The Case for Embedded Scalable Platforms

L. P. Carloni

How to simplify the design and programming of a billion-transistor system-on-chip (SoC), featuring dozens of heterogeneous components?

In this paper, Carloni addresses this question by making the case for Embedded Scalable Platforms (ESP), a novel approach that combines an architecture and a companion methodology to address the complexity of SoC design and programming. The architecture provides a flexible tile-based template that simplifies the integration of such different components as general-purpose processors and special-purpose hardware accelerators. Each component can be designed independently and plugged into the SoC through a modular socket. The socket interfaces the component with a network-on-chip that acts as the "nervous system" of the SoC as it provides inter-tile communication capabilities and per-tile adaptive control. The regularity of the tile-based organization is leveraged by the ESP companion methodology that raises the level of abstraction in the design process, thereby promoting a closer collaboration among software programmers and hardware engineers. 

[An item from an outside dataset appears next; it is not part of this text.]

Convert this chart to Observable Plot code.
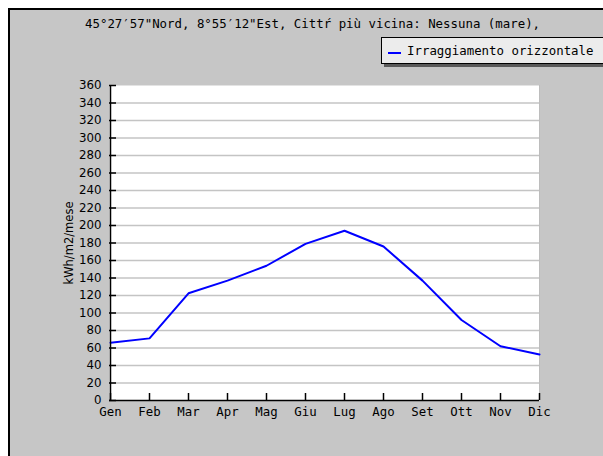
<!DOCTYPE html>
<html><head><meta charset="utf-8">
<script src="https://cdn.jsdelivr.net/npm/d3@7"></script>
<script src="https://cdn.jsdelivr.net/npm/@observablehq/plot@0.6"></script>
<style>
body{margin:0;background:#fff;}
#wrap{position:relative;width:603px;height:456px;overflow:hidden;background:#fff;}
#panel{position:absolute;left:8px;top:8px;width:620px;height:470px;background:#c6c6c6;border-top:2px solid #000;border-left:2px solid #000;}
#title{position:absolute;left:85px;top:17px;font:12.4px "DejaVu Sans Mono",monospace;line-height:14px;white-space:nowrap;color:#000;}
#legend{position:absolute;left:381px;top:37px;width:240px;height:25px;background:#ececec;border:1px solid #000;box-shadow:3px 3px 0 #5a5a5a;}
#legend .sw{position:absolute;left:6px;top:14px;width:13px;height:2px;background:#0000ff;}
#legend .tx{position:absolute;left:25px;top:6px;font:12.4px "DejaVu Sans Mono",monospace;line-height:14px;white-space:nowrap;color:#000;}
#ylab{position:absolute;left:69px;top:243px;transform:translate(-50%,-50%) rotate(-90deg);font:11.5px "DejaVu Sans",sans-serif;white-space:nowrap;color:#000;}
#chart{position:absolute;left:0;top:0;}
</style>
</head><body>
<div id="wrap">
  <div id="panel"></div>
  <div id="chart"></div>
  <div id="title"></div>
  <div id="legend"><div class="sw"></div><div class="tx"></div></div>
  <div id="ylab"></div>
</div>
<script>
const titleText = "45°27′57\"Nord, 8°55′12\"Est, Cittŕ più vicina: Nessuna (mare),";
const seriesName = "Irraggiamento orizzontale";
const yLabel = "kWh/m2/mese";
const months = ["Gen","Feb","Mar","Apr","Mag","Giu","Lug","Ago","Set","Ott","Nov","Dic"];
const irraggiamento = [66, 71, 122.5, 137, 154, 179, 194, 176, 137, 92, 62, 52.5];
const yTicks = [0,20,40,60,80,100,120,140,160,180,200,220,240,260,280,300,320,340,360];
const gridValues = [20,40,60,80,100,120,140,160,180,200,220,240,260,280,300,320,340];

document.getElementById("title").textContent = titleText;
document.querySelector("#legend .tx").textContent = seriesName;
document.getElementById("ylab").textContent = yLabel;

const data = months.map((m, i) => ({mese: m, valore: irraggiamento[i]}));

const chart = Plot.plot({
  width: 603,
  height: 456,
  marginLeft: 109,
  marginRight: 64,
  marginTop: 85,
  marginBottom: 56,
  style: {background: "none", color: "#000", overflow: "visible"},
  x: {type: "point", domain: months, padding: 0},
  y: {domain: [0, 360]},
  marks: [
    Plot.frame({fill: "white", stroke: null}),
    Plot.ruleY(gridValues, {stroke: "#c4c4c4", strokeWidth: 1.5}),
    Plot.ruleX(["Dic"], {stroke: "#bdbdbd", strokeWidth: 1}),
    Plot.line(data, {x: "mese", y: "valore", stroke: "#0000ff", strokeWidth: 2}),
    Plot.ruleX(["Gen"], {stroke: "#000", strokeWidth: 1.5}),
    Plot.ruleY([0], {stroke: "#000", strokeWidth: 1.5}),
    Plot.tickY(yTicks, {y: d => d, insetRight: 423, stroke: "#000", strokeWidth: 1.5}),
    Plot.tickX(months, {x: d => d, insetTop: 308, stroke: "#000", strokeWidth: 1.5}),
    Plot.axisY({ticks: yTicks, tickSize: 0, tickPadding: 8, label: null, fontSize: 11.8, fontFamily: "DejaVu Sans"}),
    Plot.axisX({tickSize: 0, tickPadding: 7, label: null, fontSize: 12.4, fontFamily: "DejaVu Sans Mono"})
  ]
});
document.getElementById("chart").appendChild(chart);
</script>
</body></html>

In presenting the key ideas of ESP, the paper brings together the contributions made by the members of the System-Level Design Group with various recent publications. Furthermore, it includes a section that describes how these ideas are the foundation of Computer Engineering Program.

Carloni presented this invited paper in a DAC special session on "The Rise of Heterogeneous Architectures: From Embedded Systems to Data Centers" that was chaired by Todd Austin (University of Michigan) and included talks by Mark Horowitz (Stanford) and Jason Cong (UCLA). Tech Design Forum has published acommentary on this event. All four participants of the special session are principal investigators in the Center for Future Architectures Research (C-FAR), one of six centers of STARnet, a Semiconductor Research Corporation program sponsored by MARCO and DARPA.